# Problem to work on
What lies from the line containing "Recreate this image" through the line containing "sampleIds.forEach(function (id, k)"? Print exactly those lines, with both ends, and no others.

# Dataset excerpts
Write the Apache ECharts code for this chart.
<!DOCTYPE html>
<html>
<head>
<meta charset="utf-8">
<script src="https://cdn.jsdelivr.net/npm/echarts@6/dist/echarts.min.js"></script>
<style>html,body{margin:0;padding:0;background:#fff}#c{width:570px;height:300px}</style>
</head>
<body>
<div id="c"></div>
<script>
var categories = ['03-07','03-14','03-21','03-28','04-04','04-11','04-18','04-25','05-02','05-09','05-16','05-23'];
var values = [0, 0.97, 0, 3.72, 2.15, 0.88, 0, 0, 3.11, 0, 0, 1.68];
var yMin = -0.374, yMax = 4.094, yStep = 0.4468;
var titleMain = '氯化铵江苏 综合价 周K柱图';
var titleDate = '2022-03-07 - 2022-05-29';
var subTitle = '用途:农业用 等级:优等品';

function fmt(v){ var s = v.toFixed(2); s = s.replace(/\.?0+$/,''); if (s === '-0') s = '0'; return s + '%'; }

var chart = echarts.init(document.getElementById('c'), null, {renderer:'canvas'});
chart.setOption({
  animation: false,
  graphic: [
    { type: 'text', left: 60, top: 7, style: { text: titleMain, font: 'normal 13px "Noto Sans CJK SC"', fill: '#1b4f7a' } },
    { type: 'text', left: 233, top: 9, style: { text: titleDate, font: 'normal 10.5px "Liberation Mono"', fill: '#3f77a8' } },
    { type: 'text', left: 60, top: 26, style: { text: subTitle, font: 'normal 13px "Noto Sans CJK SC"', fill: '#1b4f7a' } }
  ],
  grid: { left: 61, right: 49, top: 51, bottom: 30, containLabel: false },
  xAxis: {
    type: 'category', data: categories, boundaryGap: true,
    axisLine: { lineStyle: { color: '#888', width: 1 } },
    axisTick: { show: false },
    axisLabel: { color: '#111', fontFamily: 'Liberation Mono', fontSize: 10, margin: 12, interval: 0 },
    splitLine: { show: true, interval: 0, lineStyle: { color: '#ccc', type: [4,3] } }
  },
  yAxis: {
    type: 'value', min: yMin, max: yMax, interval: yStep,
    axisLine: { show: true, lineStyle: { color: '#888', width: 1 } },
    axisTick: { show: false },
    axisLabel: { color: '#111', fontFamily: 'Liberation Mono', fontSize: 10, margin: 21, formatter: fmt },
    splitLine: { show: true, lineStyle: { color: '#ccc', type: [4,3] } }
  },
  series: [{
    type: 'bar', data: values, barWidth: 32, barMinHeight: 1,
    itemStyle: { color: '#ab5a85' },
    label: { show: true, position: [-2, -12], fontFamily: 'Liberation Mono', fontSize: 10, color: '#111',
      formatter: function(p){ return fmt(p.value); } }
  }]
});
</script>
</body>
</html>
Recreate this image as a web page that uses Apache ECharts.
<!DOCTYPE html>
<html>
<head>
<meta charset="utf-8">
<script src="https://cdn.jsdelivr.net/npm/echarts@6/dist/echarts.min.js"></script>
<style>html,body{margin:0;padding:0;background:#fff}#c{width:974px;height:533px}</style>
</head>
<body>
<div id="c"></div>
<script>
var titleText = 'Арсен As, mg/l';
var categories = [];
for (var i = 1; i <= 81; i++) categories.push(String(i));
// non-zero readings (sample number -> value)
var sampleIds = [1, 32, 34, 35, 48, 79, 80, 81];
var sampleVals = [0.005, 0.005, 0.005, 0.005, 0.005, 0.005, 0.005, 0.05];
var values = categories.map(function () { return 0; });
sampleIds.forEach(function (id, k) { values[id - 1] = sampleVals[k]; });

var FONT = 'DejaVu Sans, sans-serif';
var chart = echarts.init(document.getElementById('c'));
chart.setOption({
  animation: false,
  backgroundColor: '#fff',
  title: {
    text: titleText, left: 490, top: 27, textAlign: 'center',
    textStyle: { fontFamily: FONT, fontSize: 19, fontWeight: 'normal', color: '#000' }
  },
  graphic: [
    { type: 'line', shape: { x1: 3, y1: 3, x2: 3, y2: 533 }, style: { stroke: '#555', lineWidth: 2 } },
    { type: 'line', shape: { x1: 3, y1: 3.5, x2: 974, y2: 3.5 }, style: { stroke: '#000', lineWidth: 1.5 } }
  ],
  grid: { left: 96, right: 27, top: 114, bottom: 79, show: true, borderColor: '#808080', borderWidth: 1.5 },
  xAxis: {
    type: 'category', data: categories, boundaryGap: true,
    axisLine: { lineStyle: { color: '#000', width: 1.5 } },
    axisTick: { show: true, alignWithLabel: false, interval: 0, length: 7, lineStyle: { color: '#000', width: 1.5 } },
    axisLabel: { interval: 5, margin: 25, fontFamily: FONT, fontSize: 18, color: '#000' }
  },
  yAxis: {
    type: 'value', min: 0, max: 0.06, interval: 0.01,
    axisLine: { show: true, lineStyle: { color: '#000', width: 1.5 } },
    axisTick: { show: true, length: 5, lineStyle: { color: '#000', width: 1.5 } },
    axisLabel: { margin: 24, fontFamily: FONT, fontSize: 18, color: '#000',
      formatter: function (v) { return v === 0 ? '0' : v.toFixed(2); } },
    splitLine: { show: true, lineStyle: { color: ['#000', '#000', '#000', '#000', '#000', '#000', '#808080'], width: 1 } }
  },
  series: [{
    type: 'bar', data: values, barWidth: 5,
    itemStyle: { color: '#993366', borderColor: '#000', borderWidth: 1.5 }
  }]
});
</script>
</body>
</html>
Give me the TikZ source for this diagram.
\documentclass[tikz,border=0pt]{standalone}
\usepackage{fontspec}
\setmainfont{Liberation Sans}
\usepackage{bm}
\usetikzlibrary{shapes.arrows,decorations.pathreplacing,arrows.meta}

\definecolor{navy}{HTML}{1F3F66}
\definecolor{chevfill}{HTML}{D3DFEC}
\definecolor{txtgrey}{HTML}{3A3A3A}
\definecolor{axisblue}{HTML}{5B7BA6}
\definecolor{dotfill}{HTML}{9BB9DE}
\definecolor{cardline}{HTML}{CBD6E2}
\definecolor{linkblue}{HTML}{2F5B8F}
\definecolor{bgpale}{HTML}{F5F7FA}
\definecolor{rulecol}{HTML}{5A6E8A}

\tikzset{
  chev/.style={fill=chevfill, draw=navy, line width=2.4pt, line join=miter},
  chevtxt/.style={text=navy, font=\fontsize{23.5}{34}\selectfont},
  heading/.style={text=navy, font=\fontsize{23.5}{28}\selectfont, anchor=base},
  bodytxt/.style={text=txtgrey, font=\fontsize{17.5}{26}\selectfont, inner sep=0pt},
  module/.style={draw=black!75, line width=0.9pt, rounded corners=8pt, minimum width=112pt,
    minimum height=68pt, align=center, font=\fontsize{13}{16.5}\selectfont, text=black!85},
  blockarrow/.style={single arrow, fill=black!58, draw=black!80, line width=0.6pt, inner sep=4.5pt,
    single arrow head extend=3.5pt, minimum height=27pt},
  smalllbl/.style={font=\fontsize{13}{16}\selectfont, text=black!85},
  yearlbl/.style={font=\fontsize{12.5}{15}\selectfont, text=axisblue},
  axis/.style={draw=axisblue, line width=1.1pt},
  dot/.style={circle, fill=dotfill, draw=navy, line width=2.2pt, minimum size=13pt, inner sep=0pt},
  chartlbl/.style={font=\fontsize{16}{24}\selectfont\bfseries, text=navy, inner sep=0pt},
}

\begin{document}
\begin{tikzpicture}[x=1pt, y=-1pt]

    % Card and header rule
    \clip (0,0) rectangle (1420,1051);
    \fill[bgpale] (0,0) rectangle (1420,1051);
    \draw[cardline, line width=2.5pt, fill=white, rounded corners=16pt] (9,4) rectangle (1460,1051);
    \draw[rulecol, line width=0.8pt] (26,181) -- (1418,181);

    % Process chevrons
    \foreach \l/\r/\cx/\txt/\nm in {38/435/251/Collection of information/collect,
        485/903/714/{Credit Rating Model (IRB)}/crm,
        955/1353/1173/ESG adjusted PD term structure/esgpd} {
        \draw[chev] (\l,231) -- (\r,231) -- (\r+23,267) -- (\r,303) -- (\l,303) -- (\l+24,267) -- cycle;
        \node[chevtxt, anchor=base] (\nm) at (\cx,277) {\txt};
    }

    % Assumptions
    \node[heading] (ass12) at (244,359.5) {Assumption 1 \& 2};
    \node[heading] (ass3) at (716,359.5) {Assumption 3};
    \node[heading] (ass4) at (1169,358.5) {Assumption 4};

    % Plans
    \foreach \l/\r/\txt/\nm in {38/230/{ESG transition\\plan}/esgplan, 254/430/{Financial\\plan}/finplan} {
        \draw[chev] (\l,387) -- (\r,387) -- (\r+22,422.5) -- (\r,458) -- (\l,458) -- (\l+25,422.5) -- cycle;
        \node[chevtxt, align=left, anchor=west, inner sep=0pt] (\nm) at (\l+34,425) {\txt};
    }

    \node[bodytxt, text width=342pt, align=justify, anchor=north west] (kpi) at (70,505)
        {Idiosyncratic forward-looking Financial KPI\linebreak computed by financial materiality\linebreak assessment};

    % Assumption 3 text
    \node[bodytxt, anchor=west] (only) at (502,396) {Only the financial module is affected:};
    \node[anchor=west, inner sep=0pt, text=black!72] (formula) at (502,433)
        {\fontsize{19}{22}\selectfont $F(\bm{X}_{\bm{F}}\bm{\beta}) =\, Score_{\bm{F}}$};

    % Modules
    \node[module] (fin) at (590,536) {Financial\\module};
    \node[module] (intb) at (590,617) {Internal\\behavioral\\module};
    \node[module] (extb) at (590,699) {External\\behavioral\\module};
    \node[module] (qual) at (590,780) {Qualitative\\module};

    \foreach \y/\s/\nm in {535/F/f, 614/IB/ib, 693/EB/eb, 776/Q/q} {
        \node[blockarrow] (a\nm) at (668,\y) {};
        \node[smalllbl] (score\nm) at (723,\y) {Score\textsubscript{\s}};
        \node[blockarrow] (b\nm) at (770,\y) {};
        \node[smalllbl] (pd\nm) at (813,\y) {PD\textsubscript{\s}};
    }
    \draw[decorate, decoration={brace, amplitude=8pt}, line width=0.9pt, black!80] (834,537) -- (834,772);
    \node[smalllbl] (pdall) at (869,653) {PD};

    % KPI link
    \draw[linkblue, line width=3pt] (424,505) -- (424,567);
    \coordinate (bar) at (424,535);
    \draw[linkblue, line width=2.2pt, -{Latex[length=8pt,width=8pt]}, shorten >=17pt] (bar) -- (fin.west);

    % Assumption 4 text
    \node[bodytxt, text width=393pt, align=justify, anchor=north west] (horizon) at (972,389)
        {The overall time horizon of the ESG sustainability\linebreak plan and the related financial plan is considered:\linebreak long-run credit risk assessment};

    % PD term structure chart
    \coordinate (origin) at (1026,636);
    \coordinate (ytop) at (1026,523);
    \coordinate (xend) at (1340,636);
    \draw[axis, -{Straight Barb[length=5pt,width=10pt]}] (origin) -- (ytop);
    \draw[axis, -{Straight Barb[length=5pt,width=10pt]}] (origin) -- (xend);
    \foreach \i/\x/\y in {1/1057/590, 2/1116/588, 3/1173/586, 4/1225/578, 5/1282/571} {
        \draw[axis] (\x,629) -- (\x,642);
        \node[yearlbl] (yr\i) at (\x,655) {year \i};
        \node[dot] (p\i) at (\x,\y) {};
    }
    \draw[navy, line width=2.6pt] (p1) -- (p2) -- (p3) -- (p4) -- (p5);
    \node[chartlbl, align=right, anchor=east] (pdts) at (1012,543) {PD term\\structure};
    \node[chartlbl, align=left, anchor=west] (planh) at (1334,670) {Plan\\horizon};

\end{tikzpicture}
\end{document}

# Exercise answer
Recreate this image as a web page that uses Apache ECharts.
<!DOCTYPE html>
<html>
<head>
<meta charset="utf-8">
<script src="https://cdn.jsdelivr.net/npm/echarts@6/dist/echarts.min.js"></script>
<style>html,body{margin:0;padding:0;background:#fff}#c{width:974px;height:533px}</style>
</head>
<body>
<div id="c"></div>
<script>
var titleText = 'Арсен As, mg/l';
var categories = [];
for (var i = 1; i <= 81; i++) categories.push(String(i));
// non-zero readings (sample number -> value)
var sampleIds = [1, 32, 34, 35, 48, 79, 80, 81];
var sampleVals = [0.005, 0.005, 0.005, 0.005, 0.005, 0.005, 0.005, 0.05];
var values = categories.map(function () { return 0; });
sampleIds.forEach(function (id, k) { values[id - 1] = sampleVals[k]; });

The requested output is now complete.